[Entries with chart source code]
= = = = =
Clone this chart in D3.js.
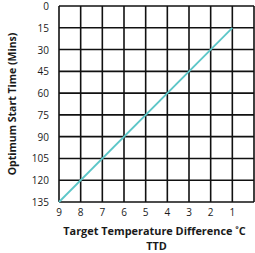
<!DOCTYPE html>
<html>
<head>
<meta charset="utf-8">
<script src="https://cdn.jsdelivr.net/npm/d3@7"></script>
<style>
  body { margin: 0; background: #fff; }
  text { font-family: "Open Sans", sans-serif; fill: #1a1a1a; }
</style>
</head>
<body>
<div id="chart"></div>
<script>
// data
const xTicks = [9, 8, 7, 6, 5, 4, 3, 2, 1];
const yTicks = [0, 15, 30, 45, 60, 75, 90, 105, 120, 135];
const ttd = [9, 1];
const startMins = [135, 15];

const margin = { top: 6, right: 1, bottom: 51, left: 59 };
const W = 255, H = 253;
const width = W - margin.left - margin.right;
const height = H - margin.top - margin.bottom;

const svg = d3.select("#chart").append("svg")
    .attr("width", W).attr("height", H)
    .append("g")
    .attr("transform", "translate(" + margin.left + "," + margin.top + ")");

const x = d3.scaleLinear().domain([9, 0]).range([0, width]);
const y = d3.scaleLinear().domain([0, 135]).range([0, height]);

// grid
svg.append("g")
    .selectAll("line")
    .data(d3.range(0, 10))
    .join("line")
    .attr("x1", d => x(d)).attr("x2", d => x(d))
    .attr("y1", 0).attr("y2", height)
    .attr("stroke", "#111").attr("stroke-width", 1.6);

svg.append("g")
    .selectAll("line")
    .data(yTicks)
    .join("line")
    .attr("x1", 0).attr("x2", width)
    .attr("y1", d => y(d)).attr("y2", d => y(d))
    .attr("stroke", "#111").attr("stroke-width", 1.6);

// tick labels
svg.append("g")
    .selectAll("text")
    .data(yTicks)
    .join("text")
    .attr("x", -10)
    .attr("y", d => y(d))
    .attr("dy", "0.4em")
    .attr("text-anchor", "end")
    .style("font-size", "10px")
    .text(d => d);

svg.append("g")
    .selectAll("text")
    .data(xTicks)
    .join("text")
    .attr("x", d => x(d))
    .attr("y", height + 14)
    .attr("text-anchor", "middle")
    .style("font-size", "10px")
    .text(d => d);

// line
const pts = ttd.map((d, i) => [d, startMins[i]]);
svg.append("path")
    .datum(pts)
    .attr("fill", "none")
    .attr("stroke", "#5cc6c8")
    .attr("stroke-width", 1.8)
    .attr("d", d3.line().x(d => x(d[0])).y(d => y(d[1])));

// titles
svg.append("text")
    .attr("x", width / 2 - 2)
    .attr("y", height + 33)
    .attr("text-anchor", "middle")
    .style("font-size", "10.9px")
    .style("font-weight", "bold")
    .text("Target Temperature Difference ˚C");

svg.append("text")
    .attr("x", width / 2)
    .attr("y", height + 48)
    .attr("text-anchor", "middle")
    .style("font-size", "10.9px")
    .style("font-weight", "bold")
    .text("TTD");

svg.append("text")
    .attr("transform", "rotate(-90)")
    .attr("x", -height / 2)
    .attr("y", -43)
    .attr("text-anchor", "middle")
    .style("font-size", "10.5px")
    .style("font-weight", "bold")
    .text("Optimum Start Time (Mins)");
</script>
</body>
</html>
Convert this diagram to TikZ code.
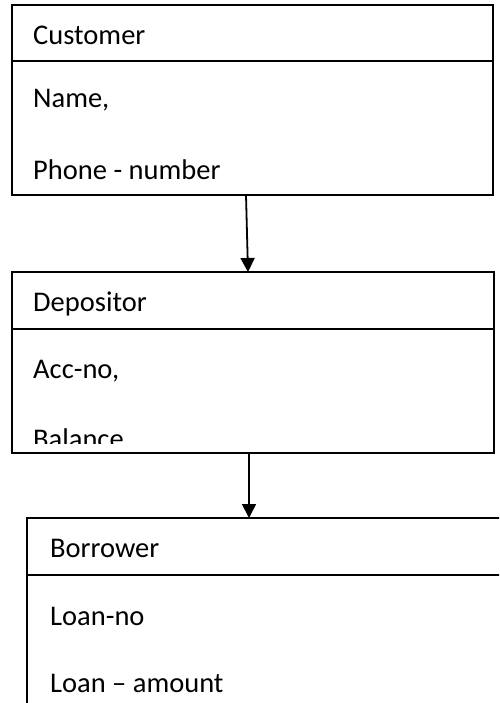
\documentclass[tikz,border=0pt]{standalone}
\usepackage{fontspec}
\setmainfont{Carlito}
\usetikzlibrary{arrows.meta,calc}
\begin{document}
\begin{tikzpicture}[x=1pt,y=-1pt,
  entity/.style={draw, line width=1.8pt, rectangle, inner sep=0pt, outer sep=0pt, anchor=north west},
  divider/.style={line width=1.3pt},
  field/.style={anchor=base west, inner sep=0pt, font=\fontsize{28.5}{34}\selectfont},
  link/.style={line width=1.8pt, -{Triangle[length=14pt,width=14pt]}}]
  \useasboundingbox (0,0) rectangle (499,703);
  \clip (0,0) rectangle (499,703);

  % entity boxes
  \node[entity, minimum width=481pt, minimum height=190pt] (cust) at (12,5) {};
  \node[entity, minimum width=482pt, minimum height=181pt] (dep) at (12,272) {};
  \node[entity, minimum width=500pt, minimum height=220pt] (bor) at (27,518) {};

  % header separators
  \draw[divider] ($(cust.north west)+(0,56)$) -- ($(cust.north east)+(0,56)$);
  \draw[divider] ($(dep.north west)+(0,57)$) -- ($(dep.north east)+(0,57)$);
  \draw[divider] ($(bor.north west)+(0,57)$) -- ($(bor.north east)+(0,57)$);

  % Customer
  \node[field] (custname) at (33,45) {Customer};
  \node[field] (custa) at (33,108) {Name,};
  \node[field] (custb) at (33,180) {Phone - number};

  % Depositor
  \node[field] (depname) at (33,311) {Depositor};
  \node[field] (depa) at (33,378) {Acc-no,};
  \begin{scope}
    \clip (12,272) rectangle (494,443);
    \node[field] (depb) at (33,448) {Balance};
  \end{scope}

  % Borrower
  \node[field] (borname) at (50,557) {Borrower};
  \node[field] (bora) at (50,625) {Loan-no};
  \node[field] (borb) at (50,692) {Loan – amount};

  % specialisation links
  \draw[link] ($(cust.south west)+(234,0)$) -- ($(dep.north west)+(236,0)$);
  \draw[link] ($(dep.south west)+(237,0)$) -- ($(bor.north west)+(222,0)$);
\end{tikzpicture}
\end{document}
= = = = =
Output the data above without changes, apart from leaving out the pictures.

*Result below*
Clone this chart in D3.js.
<!DOCTYPE html>
<html>
<head>
<meta charset="utf-8">
<script src="https://cdn.jsdelivr.net/npm/d3@7"></script>
<style>
  body { margin: 0; background: #fff; }
  text { font-family: "Open Sans", sans-serif; fill: #1a1a1a; }
</style>
</head>
<body>
<div id="chart"></div>
<script>
// data
const xTicks = [9, 8, 7, 6, 5, 4, 3, 2, 1];
const yTicks = [0, 15, 30, 45, 60, 75, 90, 105, 120, 135];
const ttd = [9, 1];
const startMins = [135, 15];

const margin = { top: 6, right: 1, bottom: 51, left: 59 };
const W = 255, H = 253;
const width = W - margin.left - margin.right;
const height = H - margin.top - margin.bottom;

const svg = d3.select("#chart").append("svg")
    .attr("width", W).attr("height", H)
    .append("g")
    .attr("transform", "translate(" + margin.left + "," + margin.top + ")");

const x = d3.scaleLinear().domain([9, 0]).range([0, width]);
const y = d3.scaleLinear().domain([0, 135]).range([0, height]);

// grid
svg.append("g")
    .selectAll("line")
    .data(d3.range(0, 10))
    .join("line")
    .attr("x1", d => x(d)).attr("x2", d => x(d))
    .attr("y1", 0).attr("y2", height)
    .attr("stroke", "#111").attr("stroke-width", 1.6);

svg.append("g")
    .selectAll("line")
    .data(yTicks)
    .join("line")
    .attr("x1", 0).attr("x2", width)
    .attr("y1", d => y(d)).attr("y2", d => y(d))
    .attr("stroke", "#111").attr("stroke-width", 1.6);

// tick labels
svg.append("g")
    .selectAll("text")
    .data(yTicks)
    .join("text")
    .attr("x", -10)
    .attr("y", d => y(d))
    .attr("dy", "0.4em")
    .attr("text-anchor", "end")
    .style("font-size", "10px")
    .text(d => d);

svg.append("g")
    .selectAll("text")
    .data(xTicks)
    .join("text")
    .attr("x", d => x(d))
    .attr("y", height + 14)
    .attr("text-anchor", "middle")
    .style("font-size", "10px")
    .text(d => d);

// line
const pts = ttd.map((d, i) => [d, startMins[i]]);
svg.append("path")
    .datum(pts)
    .attr("fill", "none")
    .attr("stroke", "#5cc6c8")
    .attr("stroke-width", 1.8)
    .attr("d", d3.line().x(d => x(d[0])).y(d => y(d[1])));

// titles
svg.append("text")
    .attr("x", width / 2 - 2)
    .attr("y", height + 33)
    .attr("text-anchor", "middle")
    .style("font-size", "10.9px")
    .style("font-weight", "bold")
    .text("Target Temperature Difference ˚C");

svg.append("text")
    .attr("x", width / 2)
    .attr("y", height + 48)
    .attr("text-anchor", "middle")
    .style("font-size", "10.9px")
    .style("font-weight", "bold")
    .text("TTD");

svg.append("text")
    .attr("transform", "rotate(-90)")
    .attr("x", -height / 2)
    .attr("y", -43)
    .attr("text-anchor", "middle")
    .style("font-size", "10.5px")
    .style("font-weight", "bold")
    .text("Optimum Start Time (Mins)");
</script>
</body>
</html>
Convert this diagram to TikZ code.
\documentclass[tikz,border=0pt]{standalone}
\usepackage{fontspec}
\setmainfont{Carlito}
\usetikzlibrary{arrows.meta,calc}
\begin{document}
\begin{tikzpicture}[x=1pt,y=-1pt,
  entity/.style={draw, line width=1.8pt, rectangle, inner sep=0pt, outer sep=0pt, anchor=north west},
  divider/.style={line width=1.3pt},
  field/.style={anchor=base west, inner sep=0pt, font=\fontsize{28.5}{34}\selectfont},
  link/.style={line width=1.8pt, -{Triangle[length=14pt,width=14pt]}}]
  \useasboundingbox (0,0) rectangle (499,703);
  \clip (0,0) rectangle (499,703);

  % entity boxes
  \node[entity, minimum width=481pt, minimum height=190pt] (cust) at (12,5) {};
  \node[entity, minimum width=482pt, minimum height=181pt] (dep) at (12,272) {};
  \node[entity, minimum width=500pt, minimum height=220pt] (bor) at (27,518) {};

  % header separators
  \draw[divider] ($(cust.north west)+(0,56)$) -- ($(cust.north east)+(0,56)$);
  \draw[divider] ($(dep.north west)+(0,57)$) -- ($(dep.north east)+(0,57)$);
  \draw[divider] ($(bor.north west)+(0,57)$) -- ($(bor.north east)+(0,57)$);

  % Customer
  \node[field] (custname) at (33,45) {Customer};
  \node[field] (custa) at (33,108) {Name,};
  \node[field] (custb) at (33,180) {Phone - number};

  % Depositor
  \node[field] (depname) at (33,311) {Depositor};
  \node[field] (depa) at (33,378) {Acc-no,};
  \begin{scope}
    \clip (12,272) rectangle (494,443);
    \node[field] (depb) at (33,448) {Balance};
  \end{scope}

  % Borrower
  \node[field] (borname) at (50,557) {Borrower};
  \node[field] (bora) at (50,625) {Loan-no};
  \node[field] (borb) at (50,692) {Loan – amount};

  % specialisation links
  \draw[link] ($(cust.south west)+(234,0)$) -- ($(dep.north west)+(236,0)$);
  \draw[link] ($(dep.south west)+(237,0)$) -- ($(bor.north west)+(222,0)$);
\end{tikzpicture}
\end{document}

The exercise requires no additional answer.